Vatuka Bhairava and Rama is represented by a pitcher full of water in which walnuts are kept for soaking as they emerged from a pitcher full of water after Mahadevi cast a glance into it, fully armed with all his weapons. They are worshipped along with Shiva, Parvati, Kumara, Ganesha, their ganas or attendant deities, yoginis and kshetrapalas (guardians of the quarters), all represented by clay images. The ceremony is called ’vatuk barun’ in Kashmiri, which means filling the pitcher of water representing the Vatuka Bhairava with walnuts and worshipping it. The soaked walnuts are later distributed as naivedya.

The Mahakaleshwar Temple, Ujjain is one of the most venerated shrines consecrated to Shiva. A large congregation of devotees gathers to offer prayers on the day of Maha Shivaratri here. Tilwara Ghat in the city of Jabalpur and the Math Temple in the village of Jeonara, Seoni are two other places where the festival is celebrated with much religious fervour.
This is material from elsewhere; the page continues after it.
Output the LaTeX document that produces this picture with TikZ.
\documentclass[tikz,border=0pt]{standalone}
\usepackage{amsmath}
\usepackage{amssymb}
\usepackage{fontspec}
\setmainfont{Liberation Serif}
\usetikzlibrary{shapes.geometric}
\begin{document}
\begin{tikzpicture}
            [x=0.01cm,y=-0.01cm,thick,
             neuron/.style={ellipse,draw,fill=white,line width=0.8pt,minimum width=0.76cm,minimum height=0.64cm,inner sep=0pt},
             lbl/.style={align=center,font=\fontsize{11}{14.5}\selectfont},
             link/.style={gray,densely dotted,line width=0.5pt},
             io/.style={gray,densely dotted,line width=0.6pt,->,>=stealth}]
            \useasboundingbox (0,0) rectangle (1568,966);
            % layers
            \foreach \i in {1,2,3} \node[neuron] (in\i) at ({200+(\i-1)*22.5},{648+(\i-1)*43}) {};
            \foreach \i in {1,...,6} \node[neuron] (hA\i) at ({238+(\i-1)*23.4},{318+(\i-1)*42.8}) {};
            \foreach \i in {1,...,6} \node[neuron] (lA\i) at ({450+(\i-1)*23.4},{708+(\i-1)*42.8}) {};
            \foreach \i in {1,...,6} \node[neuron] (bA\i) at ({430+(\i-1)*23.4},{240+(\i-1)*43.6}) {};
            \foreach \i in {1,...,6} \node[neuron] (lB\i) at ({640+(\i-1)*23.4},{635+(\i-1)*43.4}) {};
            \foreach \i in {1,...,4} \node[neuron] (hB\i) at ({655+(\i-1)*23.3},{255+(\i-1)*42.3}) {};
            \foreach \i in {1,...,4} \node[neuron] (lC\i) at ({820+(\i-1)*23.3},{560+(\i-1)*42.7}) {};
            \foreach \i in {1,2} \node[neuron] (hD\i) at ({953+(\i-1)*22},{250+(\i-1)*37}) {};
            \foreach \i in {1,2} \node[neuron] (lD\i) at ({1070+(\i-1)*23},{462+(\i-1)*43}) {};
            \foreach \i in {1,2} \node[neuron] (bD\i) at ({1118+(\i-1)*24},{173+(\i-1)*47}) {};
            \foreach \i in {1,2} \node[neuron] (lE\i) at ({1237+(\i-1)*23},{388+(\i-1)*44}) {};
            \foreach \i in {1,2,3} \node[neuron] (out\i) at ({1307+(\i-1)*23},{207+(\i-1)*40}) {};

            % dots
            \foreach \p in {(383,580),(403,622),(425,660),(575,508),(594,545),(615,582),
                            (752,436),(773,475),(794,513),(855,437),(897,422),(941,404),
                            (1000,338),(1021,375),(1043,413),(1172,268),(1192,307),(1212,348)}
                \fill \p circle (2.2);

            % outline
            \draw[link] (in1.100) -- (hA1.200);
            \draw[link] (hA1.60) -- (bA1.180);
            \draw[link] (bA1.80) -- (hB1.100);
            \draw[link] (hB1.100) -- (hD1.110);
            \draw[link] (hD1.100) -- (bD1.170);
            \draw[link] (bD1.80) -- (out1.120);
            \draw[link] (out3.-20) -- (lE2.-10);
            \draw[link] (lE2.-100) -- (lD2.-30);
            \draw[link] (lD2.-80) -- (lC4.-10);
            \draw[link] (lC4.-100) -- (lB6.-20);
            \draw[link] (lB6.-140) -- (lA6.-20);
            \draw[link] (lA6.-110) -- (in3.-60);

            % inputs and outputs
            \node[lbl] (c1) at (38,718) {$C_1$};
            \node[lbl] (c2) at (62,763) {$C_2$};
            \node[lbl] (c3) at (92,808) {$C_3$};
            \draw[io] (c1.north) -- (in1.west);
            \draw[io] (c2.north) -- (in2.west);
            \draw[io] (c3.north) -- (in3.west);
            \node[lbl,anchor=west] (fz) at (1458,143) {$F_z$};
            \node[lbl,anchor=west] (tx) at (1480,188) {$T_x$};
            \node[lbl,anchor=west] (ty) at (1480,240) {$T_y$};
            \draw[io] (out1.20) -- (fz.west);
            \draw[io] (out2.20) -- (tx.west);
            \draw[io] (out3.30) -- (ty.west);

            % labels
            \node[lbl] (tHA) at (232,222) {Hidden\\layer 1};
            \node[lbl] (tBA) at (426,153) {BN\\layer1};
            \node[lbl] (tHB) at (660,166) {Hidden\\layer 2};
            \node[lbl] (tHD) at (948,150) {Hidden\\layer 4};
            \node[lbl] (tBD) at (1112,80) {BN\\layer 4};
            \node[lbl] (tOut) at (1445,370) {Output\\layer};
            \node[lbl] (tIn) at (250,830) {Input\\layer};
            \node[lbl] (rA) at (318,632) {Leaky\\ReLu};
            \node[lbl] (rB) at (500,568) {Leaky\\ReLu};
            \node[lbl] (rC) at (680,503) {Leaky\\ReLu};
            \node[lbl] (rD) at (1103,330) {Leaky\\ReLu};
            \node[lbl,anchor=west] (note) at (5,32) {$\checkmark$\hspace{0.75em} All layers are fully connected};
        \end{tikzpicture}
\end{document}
In Punjab, Shobha Yatras is organised by various Hindu organisations in different cities. It is a grand festival for Punjabi Hindus. 

In Gujarat, Maha Shivaratri mela is held at Junagadh where bathing in the Murghi kund is considered holy. It is believed that Lord Shiva himself comes to bath in theMurghi kund.

In West Bengal, Maha Shivaratri is observed devoutly by unmarried girls seeking a suitable husband, often visiting Tarakeswar. 

Varanasi and Somanatha, are particularly frequented on Maha Shivaratri. They serve also as sites for fairs and special events.

Nepal:

Maha Shivaratri is a National Holiday in Nepal and celebrated widely in temples all over the country. Especially in the Pashupatinath temple, thousands of devotees visit the famous Shiva Shakti Peetham. Holy rituals are performed all over the nation. Artists from various classical music and dance forms perform throughout the night. On Maha Shivaratri, married women pray for the well being of their husbands, while unmarried women pray for a husband like Shiva. Shiva is also worshipped as the Adi Guru (first teacher) from whom the divine wisdom originates.

Pakistan:

Hindus in pakistan visit Shiva temples during Shivrathri. The three day Shivrathri festival in the Shiv Mandir, Umerkot is a famous one. It is one the biggest religious festivals in the country which is attended by around 250,000 people. All the expenses were borne by the All Hindu Panchayat of Umarkot. Hindus also visit Churrio Jabal Durga Mata temple during Shivrathri. About 200,000 pilgrims visit the temple annually on Shivratri. Hindus cremate the dead and ashes are preserved till Shivratri for immersion in the into holy water.

Outside South Asia:

In Mauritius, Hindus go on pilgrimage to Ganga Talao, which is a crater-lake.